GIVEN PROBLEM: Copy each line of the entries that contains the word "chart".

━━━━━ GIVEN ENTRIES

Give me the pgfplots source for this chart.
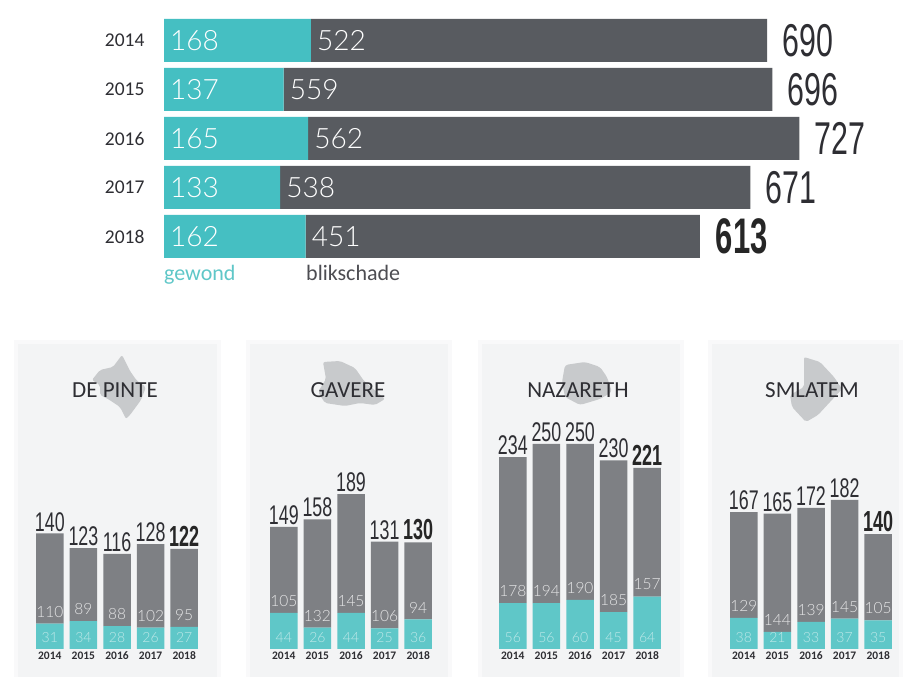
\documentclass[border=0pt]{standalone}
\usepackage{pgfplots}
\usepackage{pgfplotstable}
\usepackage{fontspec}
\pgfplotsset{compat=1.18}
\setmainfont{Carlito}
\newfontfamily\condf[FakeStretch=0.66]{Liberation Sans}
\newfontfamily\condb[FakeStretch=0.62]{Liberation Sans Bold}
\newfontfamily\lightf{Lato Light}
\definecolor{tealM}{HTML}{45BFC2}
\definecolor{darkM}{HTML}{585B60}
\definecolor{tealS}{HTML}{5FC7C8}
\definecolor{grayS}{HTML}{7E8084}
\definecolor{inkT}{HTML}{2E2E33}
\definecolor{panel}{HTML}{F3F4F5}
\definecolor{panelO}{HTML}{F9F9FA}
\definecolor{blob}{HTML}{C8CACC}
\newcommand{\fs}[1]{\fontsize{#1}{#1}\selectfont}

\pgfplotstableread{
y teal gray total
0 168 522 690
1 137 559 696
2 165 562 727
3 133 538 671
4 162 451 613
}\mainT
\pgfplotstableread{
x teal gray total
0 31 110 140
1 34 89 123
2 28 88 116
3 26 102 128
4 27 95 122
}\pinteT
\pgfplotstableread{
x teal gray total
0 44 105 149
1 26 132 158
2 44 145 189
3 25 106 131
4 36 94 130
}\gavereT
\pgfplotstableread{
x teal gray total
0 56 178 234
1 56 194 250
2 60 190 250
3 45 185 230
4 64 157 221
}\nazT
\pgfplotstableread{
x teal gray total
0 38 129 167
1 21 144 165
2 33 139 172
3 37 145 182
4 35 105 140
}\smlT

\pgfplotsset{
 smallax/.style={
  scale only axis, width=168pt, height=246pt, anchor=south west,
  xmin=-0.5, xmax=4.5, ymin=0, ymax=300, clip=false,
  axis line style={draw=none}, major tick length=0pt,
  xtick={0,1,2,3,4}, xticklabels={2014,2015,2016,2017,2018},
  ytick=\empty,
  xticklabel style={font=\fs{11.5}\bfseries, text=inkT, yshift=1pt},
 },
 lab/.style={draw=none, forget plot, point meta=explicit symbolic, nodes near coords,
  every node near coord/.append style={#1}},
}
\newcommand{\panelax}[2]{%
 \begin{axis}[smallax, at={(#1pt,28pt)}, ybar stacked, bar width=27.5pt]
  \addplot[fill=tealS, draw=none] table[x=x,y=teal]{#2};
  \addplot[fill=grayS, draw=none] table[x=x,y=gray]{#2};
 \end{axis}
 \begin{axis}[smallax, at={(#1pt,28pt)}, xticklabels={}]
  \addplot[lab={anchor=center, font=\lightf\fs{14}, text=white, opacity=.6}]
     table[x=x, y expr=14, meta=teal]{#2};
  \addplot[lab={anchor=center, font=\lightf\fs{15.5}, text=white, opacity=.8, yshift=12pt}]
     table[x=x, y=teal, meta=gray]{#2};
  \addplot[lab={anchor=south, font=\condf\fs{27}, text=inkT, inner sep=0pt, yshift=2pt}, restrict x to domain=0:3]
     table[x=x, y=total, meta=total]{#2};
  \addplot[lab={anchor=south, font=\condb\fs{29}, text=black!85, inner sep=0pt, yshift=2pt}, restrict x to domain=4:4]
     table[x=x, y=total, meta=total]{#2};
 \end{axis}}

\begin{document}
\begin{tikzpicture}[x=1pt,y=1pt]
\useasboundingbox (0,0) rectangle (903,677);
\fill[white] (0,0) rectangle (903,677);
% panels
\foreach \a/\b in {14/221,246/452,478/684,708/903}{
  \fill[panelO] (\a,0) rectangle (\b,337);
  \fill[panel] (\a+4,0) rectangle (\b-4,333);
}
% map silhouettes
\fill[blob, rounded corners=2pt] (92,297)--(100,307)--(113,310)--(122,322)--(130,306)--(137,296)--(146,290)--(141,277)--(130,262)--(126,258)--(120,270)--(108,278)--(100,282)--(100,292)--cycle;
\fill[blob, rounded corners=2pt] (323,315)--(340,316)--(355,309)--(364,296)--(371,290)--(385,278)--(375,272)--(360,274)--(345,271)--(325,274)--(318,285)--(326,298)--cycle;
\fill[blob, rounded corners=3pt] (565,312)--(585,315)--(600,310)--(607,300)--(612,285)--(600,278)--(580,272)--(565,280)--(562,295)--cycle;
\fill[blob, rounded corners=2pt] (804,320)--(820,315)--(834,300)--(842,288)--(830,275)--(818,262)--(806,255)--(792,270)--(790,282)--(804,290)--cycle;
% titles
\foreach \x/\t in {115/DE PINTE,348/GAVERE,578/NAZARETH,812/SMLATEM}{
  \node[font=\fs{23}, text=inkT] at (\x,287) {\t};
}
% main chart
\begin{axis}[scale only axis, width=739pt, height=245pt, at={(164pt,416pt)}, anchor=south west,
  xmin=0, xmax=845.5, ymin=-0.5, ymax=4.5, y dir=reverse, clip=false,
  xbar stacked, bar width=43pt,
  axis line style={draw=none}, major tick length=0pt,
  xtick=\empty, ytick={0,1,2,3,4}, yticklabels={2014,2015,2016,2017,2018},
  yticklabel style={font=\fs{19.5}, text=inkT, xshift=-16pt}]
  \addplot[fill=tealM, draw=none] table[y=y,x=teal]{\mainT};
  \addplot[fill=darkM, draw=none] table[y=y,x=gray]{\mainT};
\end{axis}
\begin{axis}[scale only axis, width=739pt, height=245pt, at={(164pt,416pt)}, anchor=south west,
  xmin=0, xmax=845.5, ymin=-0.5, ymax=4.5, y dir=reverse, clip=false,
  axis line style={draw=none}, major tick length=0pt, xtick=\empty, ytick=\empty]
  \addplot[lab={anchor=west, font=\lightf\fs{28}, text=white, inner sep=0pt, xshift=6pt}]
     table[x expr=0, y=y, meta=teal]{\mainT};
  \addplot[lab={anchor=west, font=\lightf\fs{28}, text=white, inner sep=0pt, xshift=6pt}]
     table[x=teal, y=y, meta=gray]{\mainT};
  \addplot[lab={anchor=west, font=\condf\fs{46}, text=inkT, inner sep=0pt, xshift=15pt}, restrict y to domain=0:3]
     table[x=total, y=y, meta=total]{\mainT};
  \addplot[lab={anchor=west, font=\condb\fs{50}, text=black!85, inner sep=0pt, xshift=16pt}, restrict y to domain=4:4]
     table[x=total, y=y, meta=total]{\mainT};
\end{axis}
\node[anchor=base west, inner sep=0pt, font=\fs{22}, text=tealS] at (164,396) {gewond};
\node[anchor=base west, inner sep=0pt, font=\fs{22}, text=inkT!85] at (306,396) {blikschade};
% small multiples
\panelax{33}{\pinteT}
\panelax{267}{\gavereT}
\panelax{496}{\nazT}
\panelax{727}{\smlT}
\end{tikzpicture}
\end{document}
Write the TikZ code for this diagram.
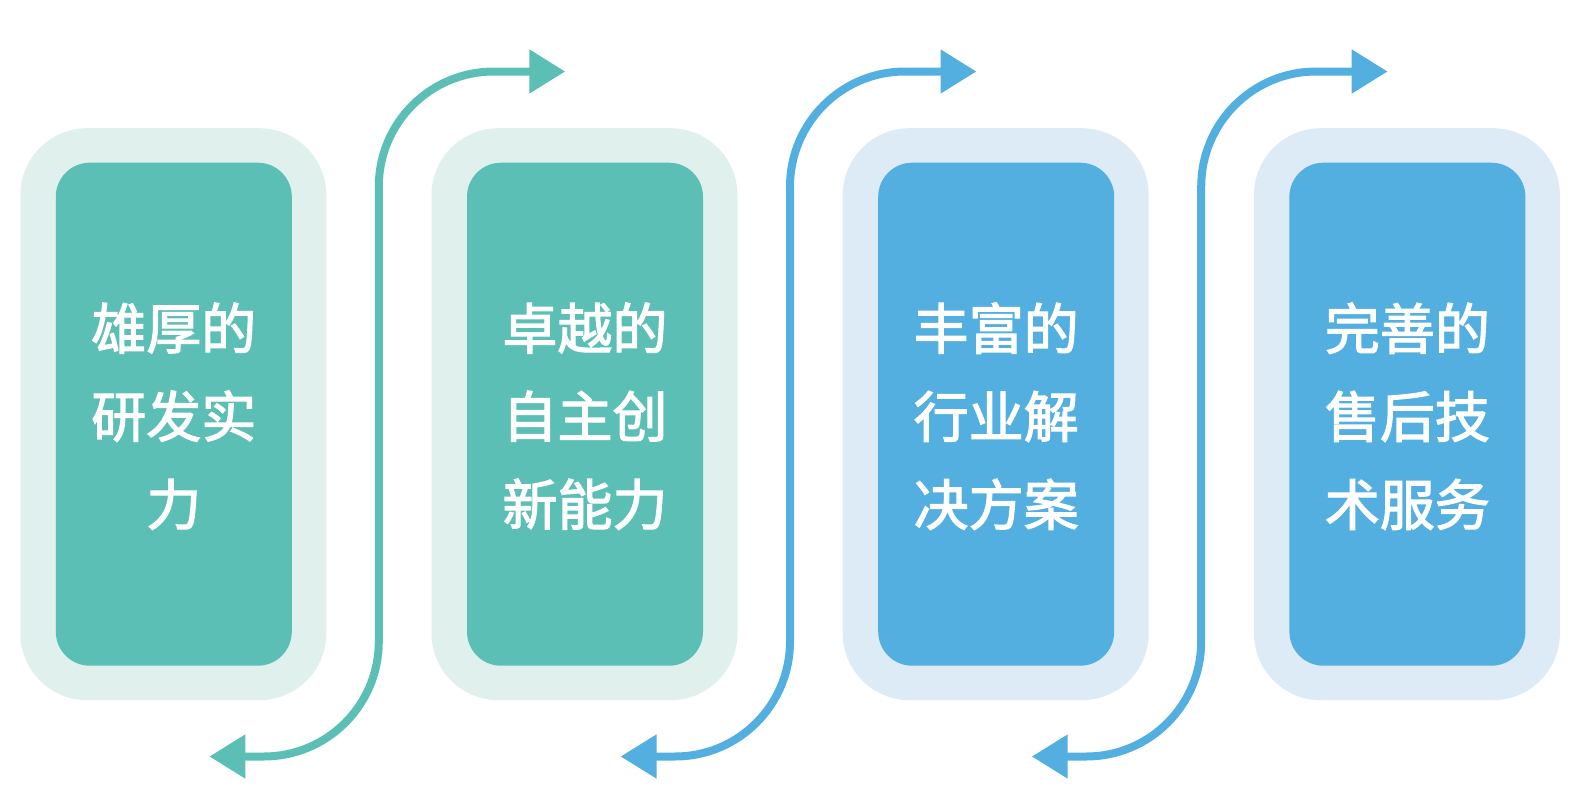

━━━━━━━━━━

FINISHED EXERCISE:
Give me the pgfplots source for this chart.
% main chart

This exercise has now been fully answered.